Stuck on the back window of a car I was traveling behind was a sign, "Say No to Didymo!"
You mean there are people out there who aren't saying No to didymo?
I find it hard to believe that anyone is a great promoter of Didymo, that wondrous sludge that's taking over our New Zealand rivers and causing problems for fish and other creatures living in these waters.
Didymosphenia geminata is also known as rock snot (a far more descriptive and useful name), and is a pervasive river weed that covers rocks, and water plants and river bases with a thick brown slime. Even though it looks like slime, it's actually feels more like cotton wool - cotton wool, that is, that's been used for some rather dubious purposes such as wiping a baby's bottom.
If we want to get scientific, rock snot is an algae which starts off as a cell that's invisible to the naked eye, and spreads whenever it finds a home - which isn't hard for this unpleasant relative of seaweed.
Who would want to say Yes! to didymo? Fishermen abhor it because it tangles up lines, swimmers sometimes get eye irritation from it, people often mistake its trailings for shredded toilet paper and think someone else has been discharging sewerage into the river.
No one yet seems to know why this pernicious algae has received a license to spread so thoroughly, though some scientists consider it might have something to do with climate change, wherein the warmer waters favor this beast. It may be that a particular genetic variety is tougher than other algae.

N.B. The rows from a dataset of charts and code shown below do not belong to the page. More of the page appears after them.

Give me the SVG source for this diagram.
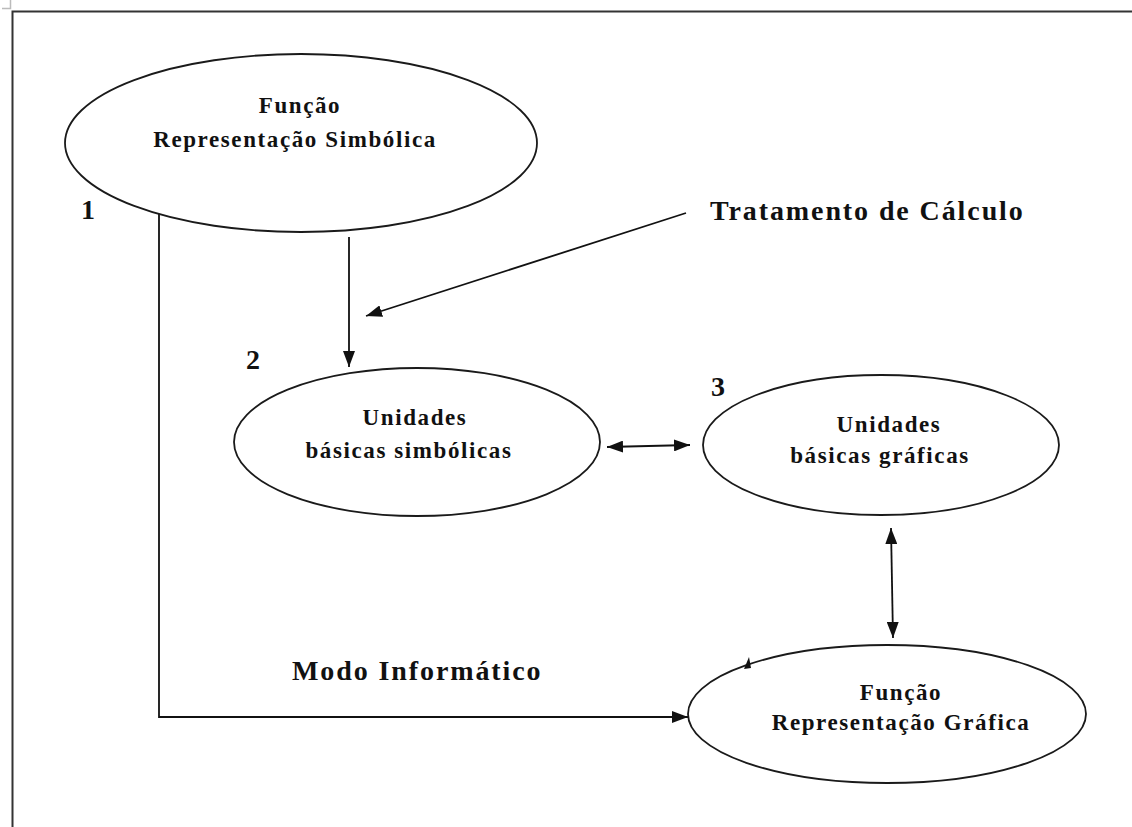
<svg xmlns="http://www.w3.org/2000/svg" width="1132" height="827" viewBox="0 0 1132 827">
<style>
.node ellipse{fill:#fff;stroke:#1a1a1a;stroke-width:1.8}
.t{font-family:"Liberation Serif","Times New Roman",serif;font-weight:bold;fill:#111;text-anchor:middle;font-size:23px;letter-spacing:1.6px}
.lbl{font-family:"Liberation Serif","Times New Roman",serif;font-weight:bold;fill:#111;font-size:28px;letter-spacing:1.9px}
.num{font-family:"Liberation Serif","Times New Roman",serif;font-weight:bold;fill:#111;font-size:28px}
.c{fill:none;stroke:#111;stroke-width:1.8}
</style>
<defs>
<marker id="ah" viewBox="0 0 16 12" refX="16" refY="6" markerWidth="16" markerHeight="12" markerUnits="userSpaceOnUse" orient="auto-start-reverse">
<path d="M0,0 L16,6 L0,12 z" fill="#111"/>
</marker>
</defs>
<rect width="1132" height="827" fill="#fff"/>
<g id="frame">
<path d="M2,8.5 H10.5 V0" fill="none" stroke="#bbb" stroke-width="1.5"/>
<path d="M12.5,827 V11.5 H1132" fill="none" stroke="#333" stroke-width="2"/>
</g>
<g id="connectors">
<path class="c" d="M159,213 V717 H688" marker-end="url(#ah)"/>
<path class="c" d="M349,237 V367" marker-end="url(#ah)"/>
<path class="c" d="M686,213 L366,316" marker-end="url(#ah)"/>
<path class="c" d="M607,447 L690,445" marker-start="url(#ah)" marker-end="url(#ah)"/>
<path class="c" d="M891,528 L893,638" marker-start="url(#ah)" marker-end="url(#ah)"/>
</g>
<g id="n1" class="node">
<ellipse cx="301" cy="143" rx="236" ry="89"/>
<text class="t" x="300" y="113">Função</text>
<text class="t" x="295" y="147">Representação Simbólica</text>
</g>
<g id="n2" class="node">
<ellipse cx="417" cy="442" rx="183" ry="74"/>
<text class="t" x="415" y="425">Unidades</text>
<text class="t" x="409" y="458">básicas simbólicas</text>
</g>
<g id="n3" class="node">
<ellipse cx="881" cy="445" rx="178" ry="70"/>
<text class="t" x="889" y="432">Unidades</text>
<text class="t" x="880" y="463">básicas gráficas</text>
</g>
<g id="n4" class="node">
<ellipse cx="887" cy="714" rx="199" ry="69"/>
<text class="t" x="901" y="700">Função</text>
<text class="t" x="901" y="730">Representação Gráfica</text>
<path d="M744,669 L749,657 L751,668 z" fill="#111"/>
</g>
<g id="labels">
<text class="num" x="81" y="219">1</text>
<text class="num" x="246" y="369">2</text>
<text class="num" x="711" y="396">3</text>
<text class="lbl" x="710" y="220">Tratamento de Cálculo</text>
<text class="lbl" x="292" y="680">Modo Informático</text>
</g>
</svg>
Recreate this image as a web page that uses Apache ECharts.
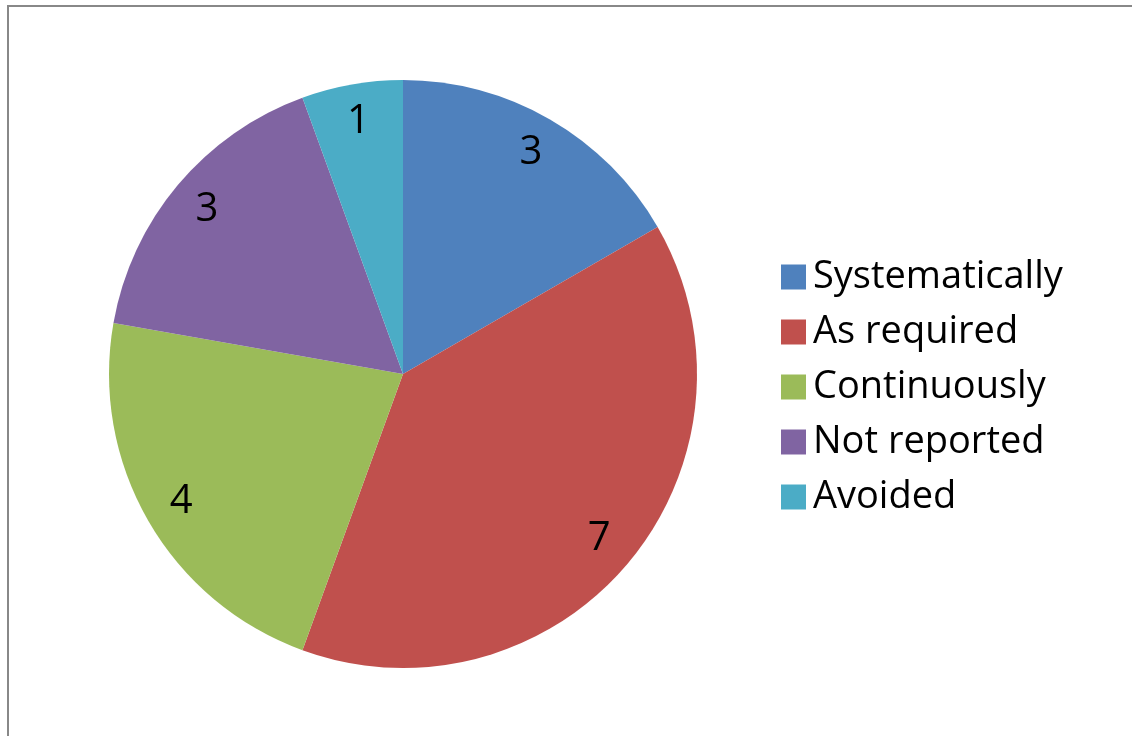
<!DOCTYPE html>
<html>
<head>
<meta charset="utf-8">
<script src="https://cdn.jsdelivr.net/npm/echarts@6/dist/echarts.min.js"></script>
<style>
  html, body { margin: 0; padding: 0; background: #fff; }
  #chart { width: 1132px; height: 736px; }
</style>
</head>
<body>
<div id="chart"></div>
<script>
// Reporting frequency categories and their counts
const categories = ['Systematically', 'As required', 'Continuously', 'Not reported', 'Avoided'];
const counts = [3, 7, 4, 3, 1];
const colors = ['#4F81BD', '#C0504D', '#9BBB59', '#8064A2', '#4BACC6'];

const FONT = '"Open Sans", Lato, sans-serif';
const CX = 403, CY = 374, R = 294;

const pieData = categories.map((name, i) => ({ name, value: counts[i] }));

const chart = echarts.init(document.getElementById('chart'), null, { renderer: 'canvas' });
chart.setOption({
  backgroundColor: '#ffffff',
  animation: false,
  color: colors,
  graphic: [{
    type: 'rect',
    shape: { x: 8, y: 6, width: 1300, height: 900 },
    style: { fill: 'none', stroke: '#888888', lineWidth: 2 },
    silent: true,
    z: -10
  }],
  legend: {
    orient: 'vertical',
    left: 776,
    top: 253,
    itemWidth: 25,
    itemHeight: 25,
    itemGap: 17,
    icon: 'rect',
    data: categories,
    textStyle: {
      fontFamily: FONT,
      fontSize: 38,
      color: '#000',
      padding: [0, 0, 0, 2]
    }
  },
  series: [
    {
      type: 'pie',
      center: [CX, CY],
      radius: [0, R],
      startAngle: 90,
      clockwise: true,
      data: pieData,
      label: { show: false },
      labelLine: { show: false },
      itemStyle: { borderWidth: 0 },
      emphasis: { disabled: true }
    },
    {
      // transparent ring used only to place the value labels near the rim
      type: 'pie',
      center: [CX, CY],
      radius: [212, R],
      startAngle: 90,
      clockwise: true,
      data: pieData,
      silent: true,
      legendHoverLink: false,
      itemStyle: { color: 'rgba(0,0,0,0)', borderWidth: 0 },
      label: {
        show: true,
        position: 'inside',
        formatter: '{c}',
        fontFamily: FONT,
        fontSize: 40,
        color: '#000'
      },
      labelLine: { show: false },
      emphasis: { disabled: true }
    }
  ]
});
</script>
</body>
</html>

And unfortunately it's very difficult to deal with. Telling fishermen and swimmers to clean off their boots or feet after using water is of minimal use, since the algae needs a minute amount of assistance to spread.
And before we interfere with it in some chemical fashion we need to be sure that we aren't damaging something else in the process. Perhaps what is needed is some other natural "creature" that enjoys eating brown sludge to come along and start disposing of it. But where is such a creature?